Excerpt from a dataset
------------------------------------

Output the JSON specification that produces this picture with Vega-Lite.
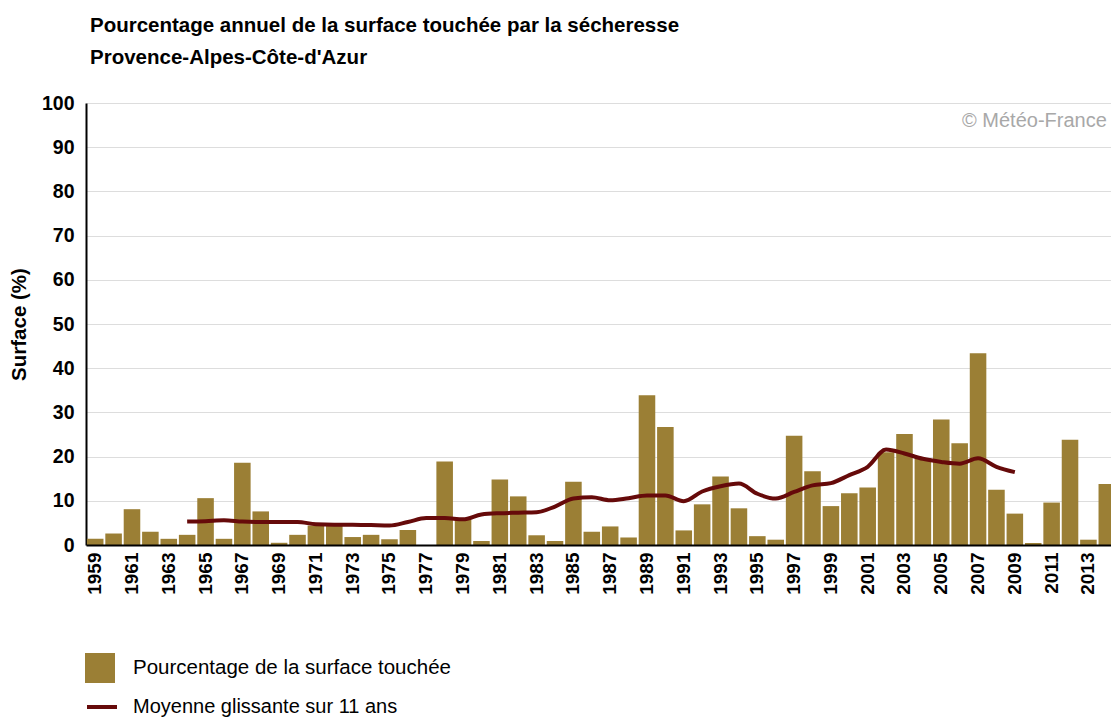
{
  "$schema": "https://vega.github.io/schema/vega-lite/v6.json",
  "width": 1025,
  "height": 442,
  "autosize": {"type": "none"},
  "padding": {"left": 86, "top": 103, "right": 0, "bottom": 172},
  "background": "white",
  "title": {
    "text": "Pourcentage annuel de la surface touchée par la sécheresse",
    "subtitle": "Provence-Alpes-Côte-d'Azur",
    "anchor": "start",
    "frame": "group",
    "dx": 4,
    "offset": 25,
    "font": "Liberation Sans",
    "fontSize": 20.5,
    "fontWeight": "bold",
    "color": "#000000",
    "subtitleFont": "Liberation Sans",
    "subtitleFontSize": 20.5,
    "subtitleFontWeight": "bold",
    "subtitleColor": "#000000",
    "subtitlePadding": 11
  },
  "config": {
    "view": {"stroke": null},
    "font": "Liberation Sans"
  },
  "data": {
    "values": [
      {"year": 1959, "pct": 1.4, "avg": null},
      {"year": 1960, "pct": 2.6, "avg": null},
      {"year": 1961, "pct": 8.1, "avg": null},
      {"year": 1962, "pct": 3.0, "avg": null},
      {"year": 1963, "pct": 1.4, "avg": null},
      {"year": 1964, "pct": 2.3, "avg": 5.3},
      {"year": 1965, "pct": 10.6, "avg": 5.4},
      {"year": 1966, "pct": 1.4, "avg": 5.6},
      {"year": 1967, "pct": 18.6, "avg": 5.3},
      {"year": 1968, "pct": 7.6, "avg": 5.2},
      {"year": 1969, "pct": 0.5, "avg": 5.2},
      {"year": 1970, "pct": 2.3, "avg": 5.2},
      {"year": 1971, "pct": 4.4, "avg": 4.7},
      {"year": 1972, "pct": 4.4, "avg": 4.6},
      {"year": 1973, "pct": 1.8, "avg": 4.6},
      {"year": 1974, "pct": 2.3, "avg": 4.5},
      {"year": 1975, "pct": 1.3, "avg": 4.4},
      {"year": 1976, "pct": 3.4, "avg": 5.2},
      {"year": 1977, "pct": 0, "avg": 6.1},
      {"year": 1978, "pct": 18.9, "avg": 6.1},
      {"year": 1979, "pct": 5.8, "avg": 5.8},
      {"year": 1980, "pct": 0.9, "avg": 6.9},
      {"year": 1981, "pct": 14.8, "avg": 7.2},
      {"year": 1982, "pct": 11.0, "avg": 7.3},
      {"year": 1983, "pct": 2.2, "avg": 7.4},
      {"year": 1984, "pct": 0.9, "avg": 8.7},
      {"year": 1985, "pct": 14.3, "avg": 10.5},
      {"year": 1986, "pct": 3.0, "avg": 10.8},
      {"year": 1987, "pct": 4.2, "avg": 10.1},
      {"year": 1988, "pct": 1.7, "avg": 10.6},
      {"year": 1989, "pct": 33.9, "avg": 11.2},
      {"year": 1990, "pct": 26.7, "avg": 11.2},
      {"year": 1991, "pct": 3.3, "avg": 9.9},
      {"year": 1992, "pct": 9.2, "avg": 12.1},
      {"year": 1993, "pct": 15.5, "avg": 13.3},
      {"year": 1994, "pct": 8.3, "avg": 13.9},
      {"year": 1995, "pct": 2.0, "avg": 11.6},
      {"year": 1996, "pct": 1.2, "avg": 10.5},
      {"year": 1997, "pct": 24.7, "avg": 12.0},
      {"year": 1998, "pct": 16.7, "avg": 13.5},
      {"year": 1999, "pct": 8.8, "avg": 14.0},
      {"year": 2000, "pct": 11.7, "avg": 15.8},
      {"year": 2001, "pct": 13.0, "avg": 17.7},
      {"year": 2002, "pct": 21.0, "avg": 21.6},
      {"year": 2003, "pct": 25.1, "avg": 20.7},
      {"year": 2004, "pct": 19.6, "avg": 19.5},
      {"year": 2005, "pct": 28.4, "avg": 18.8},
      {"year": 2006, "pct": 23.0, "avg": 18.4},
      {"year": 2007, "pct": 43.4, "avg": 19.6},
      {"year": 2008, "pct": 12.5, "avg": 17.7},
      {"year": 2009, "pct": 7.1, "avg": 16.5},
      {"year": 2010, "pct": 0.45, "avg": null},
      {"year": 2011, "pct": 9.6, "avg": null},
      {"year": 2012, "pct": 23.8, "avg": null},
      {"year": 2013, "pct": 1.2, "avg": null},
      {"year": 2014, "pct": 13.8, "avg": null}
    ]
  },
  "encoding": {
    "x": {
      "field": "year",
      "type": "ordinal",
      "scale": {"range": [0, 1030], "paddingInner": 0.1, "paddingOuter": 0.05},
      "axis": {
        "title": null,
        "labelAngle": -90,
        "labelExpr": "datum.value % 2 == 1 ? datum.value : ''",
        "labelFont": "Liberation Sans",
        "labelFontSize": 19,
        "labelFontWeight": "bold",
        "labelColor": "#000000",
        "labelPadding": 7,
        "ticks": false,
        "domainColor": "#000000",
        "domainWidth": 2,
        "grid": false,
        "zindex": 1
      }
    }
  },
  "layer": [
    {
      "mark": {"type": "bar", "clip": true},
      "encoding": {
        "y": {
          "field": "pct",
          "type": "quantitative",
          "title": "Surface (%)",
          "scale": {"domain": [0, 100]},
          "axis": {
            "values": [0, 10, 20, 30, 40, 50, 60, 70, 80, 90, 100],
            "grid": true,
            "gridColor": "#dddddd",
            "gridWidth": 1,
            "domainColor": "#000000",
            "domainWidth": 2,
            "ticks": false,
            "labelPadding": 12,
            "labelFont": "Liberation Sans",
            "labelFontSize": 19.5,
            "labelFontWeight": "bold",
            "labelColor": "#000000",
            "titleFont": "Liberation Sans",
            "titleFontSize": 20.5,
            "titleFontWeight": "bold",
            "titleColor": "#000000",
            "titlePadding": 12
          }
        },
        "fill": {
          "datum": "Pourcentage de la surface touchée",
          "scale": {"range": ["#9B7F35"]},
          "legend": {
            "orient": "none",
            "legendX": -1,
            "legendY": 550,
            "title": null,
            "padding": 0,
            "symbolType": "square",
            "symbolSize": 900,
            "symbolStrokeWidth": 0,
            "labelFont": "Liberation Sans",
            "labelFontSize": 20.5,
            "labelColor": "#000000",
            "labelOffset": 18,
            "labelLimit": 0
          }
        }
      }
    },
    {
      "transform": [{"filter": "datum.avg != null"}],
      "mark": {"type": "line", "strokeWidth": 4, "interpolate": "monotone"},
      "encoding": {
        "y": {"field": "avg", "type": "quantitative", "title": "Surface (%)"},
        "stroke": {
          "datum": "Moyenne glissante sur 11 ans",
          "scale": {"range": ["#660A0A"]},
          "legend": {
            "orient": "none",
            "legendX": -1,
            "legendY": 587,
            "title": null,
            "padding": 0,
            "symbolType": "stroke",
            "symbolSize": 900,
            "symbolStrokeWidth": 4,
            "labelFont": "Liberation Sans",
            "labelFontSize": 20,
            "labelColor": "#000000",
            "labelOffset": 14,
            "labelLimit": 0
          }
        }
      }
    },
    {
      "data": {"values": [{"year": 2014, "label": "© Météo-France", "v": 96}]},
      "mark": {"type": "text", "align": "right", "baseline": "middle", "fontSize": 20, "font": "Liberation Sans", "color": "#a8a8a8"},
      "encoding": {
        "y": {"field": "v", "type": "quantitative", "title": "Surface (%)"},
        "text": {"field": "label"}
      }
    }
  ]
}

------------------------------------

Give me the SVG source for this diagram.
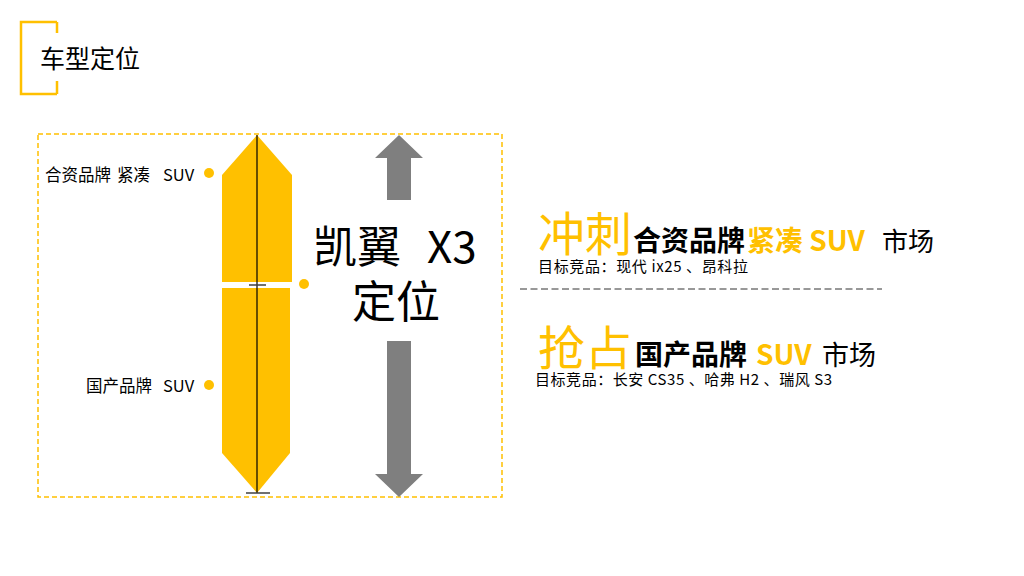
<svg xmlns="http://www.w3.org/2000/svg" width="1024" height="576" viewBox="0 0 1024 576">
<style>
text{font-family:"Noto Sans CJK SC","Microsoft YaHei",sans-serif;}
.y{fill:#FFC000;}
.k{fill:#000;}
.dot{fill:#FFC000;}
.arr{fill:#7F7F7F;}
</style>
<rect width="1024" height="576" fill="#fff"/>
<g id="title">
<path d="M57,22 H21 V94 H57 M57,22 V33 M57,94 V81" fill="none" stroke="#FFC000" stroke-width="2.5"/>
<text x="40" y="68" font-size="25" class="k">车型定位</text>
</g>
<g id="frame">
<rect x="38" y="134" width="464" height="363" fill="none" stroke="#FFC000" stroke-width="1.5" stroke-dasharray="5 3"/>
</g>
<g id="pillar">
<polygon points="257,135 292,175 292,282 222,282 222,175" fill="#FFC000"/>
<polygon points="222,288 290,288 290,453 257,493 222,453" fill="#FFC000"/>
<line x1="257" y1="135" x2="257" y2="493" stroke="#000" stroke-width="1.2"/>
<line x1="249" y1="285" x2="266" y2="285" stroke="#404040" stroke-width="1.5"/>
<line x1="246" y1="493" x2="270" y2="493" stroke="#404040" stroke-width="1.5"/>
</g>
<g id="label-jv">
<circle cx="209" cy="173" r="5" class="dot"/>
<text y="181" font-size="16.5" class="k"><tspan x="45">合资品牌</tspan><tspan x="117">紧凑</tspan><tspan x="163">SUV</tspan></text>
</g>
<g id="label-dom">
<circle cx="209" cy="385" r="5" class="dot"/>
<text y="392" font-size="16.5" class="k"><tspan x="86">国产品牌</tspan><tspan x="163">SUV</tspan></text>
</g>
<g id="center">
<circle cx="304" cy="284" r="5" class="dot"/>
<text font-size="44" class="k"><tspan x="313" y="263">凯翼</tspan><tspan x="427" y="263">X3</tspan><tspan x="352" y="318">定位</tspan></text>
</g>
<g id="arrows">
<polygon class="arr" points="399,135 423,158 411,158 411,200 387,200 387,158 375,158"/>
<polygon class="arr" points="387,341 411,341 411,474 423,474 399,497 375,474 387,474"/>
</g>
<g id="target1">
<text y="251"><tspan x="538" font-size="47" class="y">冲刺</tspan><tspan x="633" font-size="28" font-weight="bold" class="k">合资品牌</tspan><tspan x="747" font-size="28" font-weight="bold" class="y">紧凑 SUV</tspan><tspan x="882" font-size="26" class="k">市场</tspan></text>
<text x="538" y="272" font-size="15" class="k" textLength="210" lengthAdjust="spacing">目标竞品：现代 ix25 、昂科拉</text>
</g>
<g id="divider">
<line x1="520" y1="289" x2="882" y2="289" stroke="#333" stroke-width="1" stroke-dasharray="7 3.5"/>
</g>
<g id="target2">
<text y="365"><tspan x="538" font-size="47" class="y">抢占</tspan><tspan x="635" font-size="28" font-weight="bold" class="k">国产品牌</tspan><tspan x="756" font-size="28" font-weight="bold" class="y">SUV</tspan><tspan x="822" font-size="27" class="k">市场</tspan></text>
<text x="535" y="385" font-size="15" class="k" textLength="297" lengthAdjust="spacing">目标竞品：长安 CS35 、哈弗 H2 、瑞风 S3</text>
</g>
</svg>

------------------------------------

## Work to do
In the lines above, locate the string "this". Copy every line where it occurs.

## Solved problem
Output the JSON specification that produces this picture with Vega-Lite.
Give me the SVG source for this diagram.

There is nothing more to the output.